Vietnam cuts LNG import tariff to boost clean energy transition

The Vietnamese Government has reduced the preferential import tariff on liquefied natural gas (LNG) from 5% to 2% under Decree No. 73/2025/ND-CP, issued on March 31. The move marks a key step in accelerating the country’s shift from fossil fuels to cleaner energy.

Boost for LNG investors

Nguyen Quoc Thap, Chairman of the Vietnam Petroleum Association, said the lower tariff would provide strong incentives for investors in the LNG value chain, from importers like PV GAS to power producers such as PV Power and end users.

The decision also signals the Government’s intent to refine energy policy by balancing the interests of the State, investors, and consumers. A more investor-friendly framework is expected to encourage development of LNG infrastructure, including terminals, storage, regasification facilities, and LNG-fuelled power plants.

Under Power Development Plan VIII, Vietnam aims to build 23 gas-fired power projects by 2030, of which 10 using domestic gas, with total capacity of 7,900 MW and 13 relying on imported LNG with a combined capacity of 22,400 MW.

These projects will play a vital role in increasing national power supply and advancing Vietnam’s 2050 net-zero emissions target.The Nhon Trach 3 Power Plant, the first LNG-to-power plant using imported gas, was connected to the national grid in February and is set to begin commercial operations in July.

Developed by PV Power, a Petrovietnam subsidiary, its workload saw 96% completed along with the Nhon Trach 4 plant. Both are expected to be fully operational in 2025.To ensure stable long-term fuel supply, PV GAS and PV Power have signed a 25-year LNG supply agreement for the Nhon Trach 3 and 4 plants.

As domestic gas reserves decline, PV GAS, currently Vietnam’s only long-term LNG supplier, is accelerating investment in import terminals to maintain supply for both electricity generation and industry.
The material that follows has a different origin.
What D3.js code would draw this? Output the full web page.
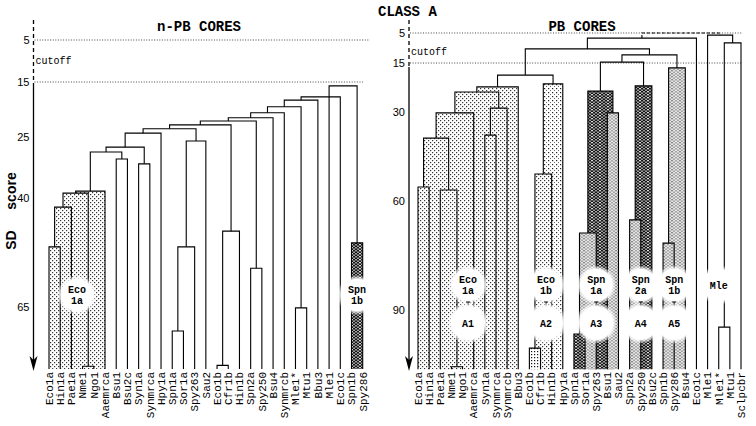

The tariff cut is expected to help lower input costs for LNG power and benefit consumers.

Policy gaps remain

While the tariff reduction is a welcome step, more comprehensive reforms are needed, said Thap. A unified regulatory framework covering investment, infrastructure, imports, and LNG trading is essential to achieve national energy security and long-term sustainability goals.

Echoing this, a PV GAS representative pointed to persistent policy challenges, such as the absence of a guaranteed purchase volume, unclear rules for passing LNG prices through to electricity prices, and vague cost regulations.

These hurdles complicate project planning, output pricing, and commercial negotiations throughout the LNG value chain.PV Power also highlighted difficulties in accessing international financing, as imported LNG remains a new investment model in Vietnam.

To secure foreign loans, projects typically need minimum purchase guarantees (70–80%), a price pass-through mechanism similar to that for domestic gas, and clear access to land and transmission infrastructure.

Petrovietnam also stressed that LNG-to-power should not be treated like traditional power sources in the competitive electricity market, as long-term LNG contracts are needed to ensure stable supply and reduce costs.

Legal reforms to support energy transitionTo advance clean energy goals, the Vietnam Petroleum Association has called for revisions to a wide range of laws, including those on electricity, environmental protection (especially carbon emissions accounting), taxation, marine resources, investment, procurement, construction, and land.

It also recommends aligning electricity market development with Power Development Plan VIII, building integrated LNG infrastructure clusters (terminals, power plants, and industrial zones), and expanding transmission networks for both domestic use and export—particularly for LNG-based power.

The association further urged updates to the organisational and financial regulations for state-owned energy firms like Petrovietnam and EVN.